Do you think that just maybe the FCC or Congress or the Obama Administration is out to get the television industry (and shortly thereafter the radio industry)? Does a socialist hate Rush Limbaugh or Glenn Beck? Let us study, for a moment, a speech recently delivered by Reed Hundt, former Chairman of the Federal Communications Commission: In a speech delivered at Columbia University last month, Hundt admitted that between 1994 and 1997, it was his decision to favor the Internet over broadcasting as the one and only “common medium” for the United States.

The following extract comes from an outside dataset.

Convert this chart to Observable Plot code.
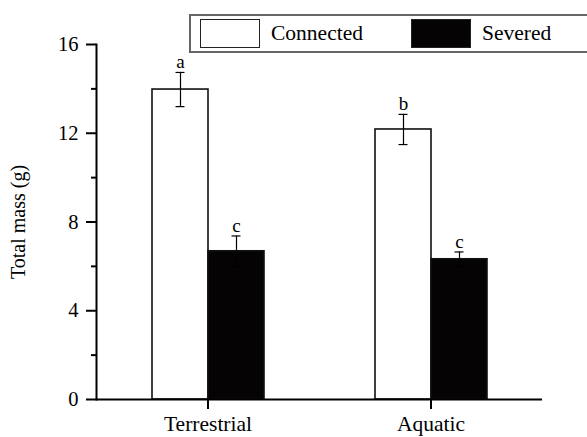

Hundt further reflects how his work then will culminate when the current FCC, under the direction of his then protégé Julius Genachowski rolls out the new National Broadband Plan. Says Hundt: “The broadband plan…will reflect…the end of the era of trying to maintain over-the-air broadcast as the common medium and the beginning of…having broadband…be the common medium.”
Back in 1994, Hundt states that “We decided…that the Internet ought to be the common medium in the United States and broadcast should not be.” The “we” he refers to includes himself, his then Chief of Staff Blair Levin, the chief architect of today’s NBP, and Julius Genachowski his then top aide and advisor.
Hundt further states that his FCC promoted the Internet in various ways, chief among them by allowing computers to connect to the Internet through telephone lines without incurring extra costs. “In other words, we stole the value from the telephone network and gave it to…society.” At the same time Hundt claims the FCC tried to suppress broadcasting by delaying the transition to HDTV, fighting a big battle against the entire thing.
In the name of Social Justice, our industry is coming under attack. It is now the perfect storm. Years of built-up hatred toward business, years of working in the trenches to establish socialists and like-minded thinkers at all levels of governmental bureaucracy, years of waiting for the right person to come along with the right ideology to become President. The battle lines are drawn and it may be that broadcasting as we know it is doomed.
At the same time broadcast networks are demanding a cut of stations’ re-transmission consent payments from cable companies or they threaten to cut off their programming to affiliates leaving them high and dry. The understanding is that any time the national networks wish, they can just take their programming directly to the cable and DTV companies. And now certain government leaders are predicting the demise of “must-carry” protection for television stations.
We are threatened…our spectrum is threatened. All in the name of social justice.